━━ Supplied material

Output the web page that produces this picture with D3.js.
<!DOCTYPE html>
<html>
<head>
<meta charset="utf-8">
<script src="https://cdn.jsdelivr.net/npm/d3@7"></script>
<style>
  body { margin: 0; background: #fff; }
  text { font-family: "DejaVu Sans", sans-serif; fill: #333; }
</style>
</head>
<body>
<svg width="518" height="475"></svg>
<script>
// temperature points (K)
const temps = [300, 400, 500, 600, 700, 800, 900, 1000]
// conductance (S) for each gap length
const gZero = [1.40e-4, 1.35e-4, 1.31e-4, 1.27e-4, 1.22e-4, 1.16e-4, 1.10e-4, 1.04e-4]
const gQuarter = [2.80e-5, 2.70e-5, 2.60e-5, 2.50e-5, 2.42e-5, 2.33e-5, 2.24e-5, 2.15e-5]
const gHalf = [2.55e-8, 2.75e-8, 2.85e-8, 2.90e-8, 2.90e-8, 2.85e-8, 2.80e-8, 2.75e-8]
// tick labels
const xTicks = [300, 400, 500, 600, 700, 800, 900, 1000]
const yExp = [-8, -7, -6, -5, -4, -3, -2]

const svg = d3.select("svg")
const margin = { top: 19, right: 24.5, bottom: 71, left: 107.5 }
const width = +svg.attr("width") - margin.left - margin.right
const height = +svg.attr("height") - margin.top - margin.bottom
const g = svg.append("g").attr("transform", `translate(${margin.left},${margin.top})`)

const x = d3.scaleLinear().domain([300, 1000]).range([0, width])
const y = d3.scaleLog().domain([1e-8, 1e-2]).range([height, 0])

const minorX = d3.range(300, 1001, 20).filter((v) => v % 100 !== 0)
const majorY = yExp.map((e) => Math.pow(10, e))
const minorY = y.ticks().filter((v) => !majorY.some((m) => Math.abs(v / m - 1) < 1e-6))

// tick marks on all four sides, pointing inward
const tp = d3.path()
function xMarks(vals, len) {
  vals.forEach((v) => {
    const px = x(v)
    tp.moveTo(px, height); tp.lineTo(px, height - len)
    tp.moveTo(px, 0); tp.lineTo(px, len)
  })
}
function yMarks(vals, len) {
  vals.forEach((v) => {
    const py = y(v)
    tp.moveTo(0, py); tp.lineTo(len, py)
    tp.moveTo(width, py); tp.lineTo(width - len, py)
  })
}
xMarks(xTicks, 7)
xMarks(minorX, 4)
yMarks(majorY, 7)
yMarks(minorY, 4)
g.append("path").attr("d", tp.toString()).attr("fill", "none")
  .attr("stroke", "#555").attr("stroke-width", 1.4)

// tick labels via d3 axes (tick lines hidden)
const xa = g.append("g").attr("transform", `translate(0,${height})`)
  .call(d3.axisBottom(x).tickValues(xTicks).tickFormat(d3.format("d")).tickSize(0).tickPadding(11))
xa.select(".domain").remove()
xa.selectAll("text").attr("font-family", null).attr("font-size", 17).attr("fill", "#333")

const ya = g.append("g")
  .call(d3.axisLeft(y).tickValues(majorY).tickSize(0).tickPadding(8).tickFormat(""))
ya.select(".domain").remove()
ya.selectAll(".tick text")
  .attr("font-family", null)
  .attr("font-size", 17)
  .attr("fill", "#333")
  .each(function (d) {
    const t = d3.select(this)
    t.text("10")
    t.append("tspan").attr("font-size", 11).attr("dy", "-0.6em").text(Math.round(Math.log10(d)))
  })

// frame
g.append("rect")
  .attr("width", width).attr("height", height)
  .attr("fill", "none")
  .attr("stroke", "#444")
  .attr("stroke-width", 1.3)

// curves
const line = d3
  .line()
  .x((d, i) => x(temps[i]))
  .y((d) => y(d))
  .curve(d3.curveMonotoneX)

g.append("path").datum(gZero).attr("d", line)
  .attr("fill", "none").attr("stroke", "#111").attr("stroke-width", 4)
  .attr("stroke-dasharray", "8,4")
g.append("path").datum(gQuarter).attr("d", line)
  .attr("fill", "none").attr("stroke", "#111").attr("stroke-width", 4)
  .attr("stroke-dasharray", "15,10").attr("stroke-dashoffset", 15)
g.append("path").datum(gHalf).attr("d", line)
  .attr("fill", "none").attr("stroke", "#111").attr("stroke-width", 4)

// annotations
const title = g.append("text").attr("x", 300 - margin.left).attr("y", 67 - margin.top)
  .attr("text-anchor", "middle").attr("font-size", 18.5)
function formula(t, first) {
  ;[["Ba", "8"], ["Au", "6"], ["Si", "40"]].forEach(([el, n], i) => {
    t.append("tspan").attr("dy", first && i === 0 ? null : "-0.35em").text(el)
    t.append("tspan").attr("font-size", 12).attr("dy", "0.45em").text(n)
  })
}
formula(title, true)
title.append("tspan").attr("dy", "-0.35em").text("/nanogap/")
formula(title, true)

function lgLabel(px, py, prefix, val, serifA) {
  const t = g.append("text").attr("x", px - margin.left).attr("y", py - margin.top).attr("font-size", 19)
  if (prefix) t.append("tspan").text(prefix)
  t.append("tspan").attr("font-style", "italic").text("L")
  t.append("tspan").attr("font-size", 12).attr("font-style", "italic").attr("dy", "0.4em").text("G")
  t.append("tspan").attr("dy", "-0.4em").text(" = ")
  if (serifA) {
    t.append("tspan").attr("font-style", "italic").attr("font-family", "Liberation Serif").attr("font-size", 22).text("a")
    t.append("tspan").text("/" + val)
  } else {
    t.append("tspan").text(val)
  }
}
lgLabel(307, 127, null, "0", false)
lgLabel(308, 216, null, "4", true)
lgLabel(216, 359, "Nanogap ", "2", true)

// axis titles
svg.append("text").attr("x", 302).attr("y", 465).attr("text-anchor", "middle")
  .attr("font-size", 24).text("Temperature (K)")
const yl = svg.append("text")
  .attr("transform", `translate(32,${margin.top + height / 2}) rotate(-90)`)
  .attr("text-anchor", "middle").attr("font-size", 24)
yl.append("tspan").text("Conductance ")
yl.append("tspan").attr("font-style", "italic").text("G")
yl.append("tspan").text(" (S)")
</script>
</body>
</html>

━━━━

• Exercise
Show the data once more, exactly as it was written.

• The reply
Output the web page that produces this picture with D3.js.
<!DOCTYPE html>
<html>
<head>
<meta charset="utf-8">
<script src="https://cdn.jsdelivr.net/npm/d3@7"></script>
<style>
  body { margin: 0; background: #fff; }
  text { font-family: "DejaVu Sans", sans-serif; fill: #333; }
</style>
</head>
<body>
<svg width="518" height="475"></svg>
<script>
// temperature points (K)
const temps = [300, 400, 500, 600, 700, 800, 900, 1000]
// conductance (S) for each gap length
const gZero = [1.40e-4, 1.35e-4, 1.31e-4, 1.27e-4, 1.22e-4, 1.16e-4, 1.10e-4, 1.04e-4]
const gQuarter = [2.80e-5, 2.70e-5, 2.60e-5, 2.50e-5, 2.42e-5, 2.33e-5, 2.24e-5, 2.15e-5]
const gHalf = [2.55e-8, 2.75e-8, 2.85e-8, 2.90e-8, 2.90e-8, 2.85e-8, 2.80e-8, 2.75e-8]
// tick labels
const xTicks = [300, 400, 500, 600, 700, 800, 900, 1000]
const yExp = [-8, -7, -6, -5, -4, -3, -2]

const svg = d3.select("svg")
const margin = { top: 19, right: 24.5, bottom: 71, left: 107.5 }
const width = +svg.attr("width") - margin.left - margin.right
const height = +svg.attr("height") - margin.top - margin.bottom
const g = svg.append("g").attr("transform", `translate(${margin.left},${margin.top})`)

const x = d3.scaleLinear().domain([300, 1000]).range([0, width])
const y = d3.scaleLog().domain([1e-8, 1e-2]).range([height, 0])

const minorX = d3.range(300, 1001, 20).filter((v) => v % 100 !== 0)
const majorY = yExp.map((e) => Math.pow(10, e))
const minorY = y.ticks().filter((v) => !majorY.some((m) => Math.abs(v / m - 1) < 1e-6))

// tick marks on all four sides, pointing inward
const tp = d3.path()
function xMarks(vals, len) {
  vals.forEach((v) => {
    const px = x(v)
    tp.moveTo(px, height); tp.lineTo(px, height - len)
    tp.moveTo(px, 0); tp.lineTo(px, len)
  })
}
function yMarks(vals, len) {
  vals.forEach((v) => {
    const py = y(v)
    tp.moveTo(0, py); tp.lineTo(len, py)
    tp.moveTo(width, py); tp.lineTo(width - len, py)
  })
}
xMarks(xTicks, 7)
xMarks(minorX, 4)
yMarks(majorY, 7)
yMarks(minorY, 4)
g.append("path").attr("d", tp.toString()).attr("fill", "none")
  .attr("stroke", "#555").attr("stroke-width", 1.4)

// tick labels via d3 axes (tick lines hidden)
const xa = g.append("g").attr("transform", `translate(0,${height})`)
  .call(d3.axisBottom(x).tickValues(xTicks).tickFormat(d3.format("d")).tickSize(0).tickPadding(11))
xa.select(".domain").remove()
xa.selectAll("text").attr("font-family", null).attr("font-size", 17).attr("fill", "#333")

const ya = g.append("g")
  .call(d3.axisLeft(y).tickValues(majorY).tickSize(0).tickPadding(8).tickFormat(""))
ya.select(".domain").remove()
ya.selectAll(".tick text")
  .attr("font-family", null)
  .attr("font-size", 17)
  .attr("fill", "#333")
  .each(function (d) {
    const t = d3.select(this)
    t.text("10")
    t.append("tspan").attr("font-size", 11).attr("dy", "-0.6em").text(Math.round(Math.log10(d)))
  })

// frame
g.append("rect")
  .attr("width", width).attr("height", height)
  .attr("fill", "none")
  .attr("stroke", "#444")
  .attr("stroke-width", 1.3)

// curves
const line = d3
  .line()
  .x((d, i) => x(temps[i]))
  .y((d) => y(d))
  .curve(d3.curveMonotoneX)

g.append("path").datum(gZero).attr("d", line)
  .attr("fill", "none").attr("stroke", "#111").attr("stroke-width", 4)
  .attr("stroke-dasharray", "8,4")
g.append("path").datum(gQuarter).attr("d", line)
  .attr("fill", "none").attr("stroke", "#111").attr("stroke-width", 4)
  .attr("stroke-dasharray", "15,10").attr("stroke-dashoffset", 15)
g.append("path").datum(gHalf).attr("d", line)
  .attr("fill", "none").attr("stroke", "#111").attr("stroke-width", 4)

// annotations
const title = g.append("text").attr("x", 300 - margin.left).attr("y", 67 - margin.top)
  .attr("text-anchor", "middle").attr("font-size", 18.5)
function formula(t, first) {
  ;[["Ba", "8"], ["Au", "6"], ["Si", "40"]].forEach(([el, n], i) => {
    t.append("tspan").attr("dy", first && i === 0 ? null : "-0.35em").text(el)
    t.append("tspan").attr("font-size", 12).attr("dy", "0.45em").text(n)
  })
}
formula(title, true)
title.append("tspan").attr("dy", "-0.35em").text("/nanogap/")
formula(title, true)

function lgLabel(px, py, prefix, val, serifA) {
  const t = g.append("text").attr("x", px - margin.left).attr("y", py - margin.top).attr("font-size", 19)
  if (prefix) t.append("tspan").text(prefix)
  t.append("tspan").attr("font-style", "italic").text("L")
  t.append("tspan").attr("font-size", 12).attr("font-style", "italic").attr("dy", "0.4em").text("G")
  t.append("tspan").attr("dy", "-0.4em").text(" = ")
  if (serifA) {
    t.append("tspan").attr("font-style", "italic").attr("font-family", "Liberation Serif").attr("font-size", 22).text("a")
    t.append("tspan").text("/" + val)
  } else {
    t.append("tspan").text(val)
  }
}
lgLabel(307, 127, null, "0", false)
lgLabel(308, 216, null, "4", true)
lgLabel(216, 359, "Nanogap ", "2", true)

// axis titles
svg.append("text").attr("x", 302).attr("y", 465).attr("text-anchor", "middle")
  .attr("font-size", 24).text("Temperature (K)")
const yl = svg.append("text")
  .attr("transform", `translate(32,${margin.top + height / 2}) rotate(-90)`)
  .attr("text-anchor", "middle").attr("font-size", 24)
yl.append("tspan").text("Conductance ")
yl.append("tspan").attr("font-style", "italic").text("G")
yl.append("tspan").text(" (S)")
</script>
</body>
</html>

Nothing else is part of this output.